Une précarité grandissante

C’est le constat du SGEN-CFDT. L’année dernière, l’Académie employait environ 800 enseignants contractuels pour le second degré et 100 vacataires. Les uns sont recrutés pour quelques mois, voire pour l’année, les autres pour 200 heures de cours, précise Jean-Louis Belhote, secrétaire général du SGEN-CFDT.
Pour le premier degré, le recours aux enseignants contractuels n’existe pas dans le public. L’Académie peut puiser dans la liste complémentaire au concours de professeur des écoles. Les 90 primo-arrivants du premier degré ne viennent que combler un nombre de départs équivalent, selon Christian Rozier, secrétaire SGEN-CFDT pour le premier degré. Mais « c’est la première fois que nous nous retrouvons avec zéro poste budgétaire en dotation cette année dans le premier degré. Ce qui signifie que tout ouverture de classe ne pourra se faire sans une fermeture ». Conséquence : toute augmentation de l’effectif en école primaire se fera au détriment de la scolarité des enfants de 2 ans. « Sur ce point, il n’y a aucune volonté de l’Etat », constate Christian Rozier.

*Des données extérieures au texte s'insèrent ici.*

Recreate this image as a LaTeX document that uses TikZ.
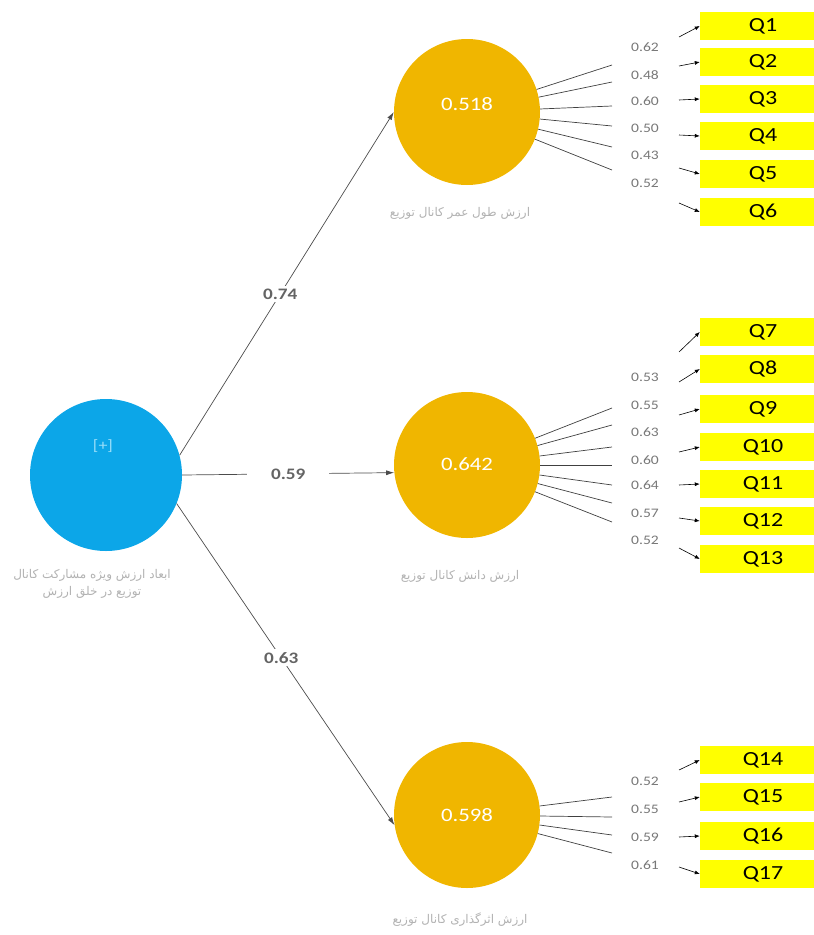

Pour 2010, l’Etat envisage de conditionner la présentation aux concours de l’enseignement au niveau Master et de supprimer les IUFM. Une manœuvre que le SGEN-CFDT ne voit pas d’un bon œil. « Le recrutement des professeurs se fait aujourd’hui à Bac +4. Les enseignants sont rémunérés pendant l’année de stage. C’est un plus dans le milieu social défavorisé. Moins de gens pourront aller jusqu’au Master si cette année de stage est supprimée. L’Etat veut faire des économies sur la formation car elle est rémunérée », commente Christian Rozier.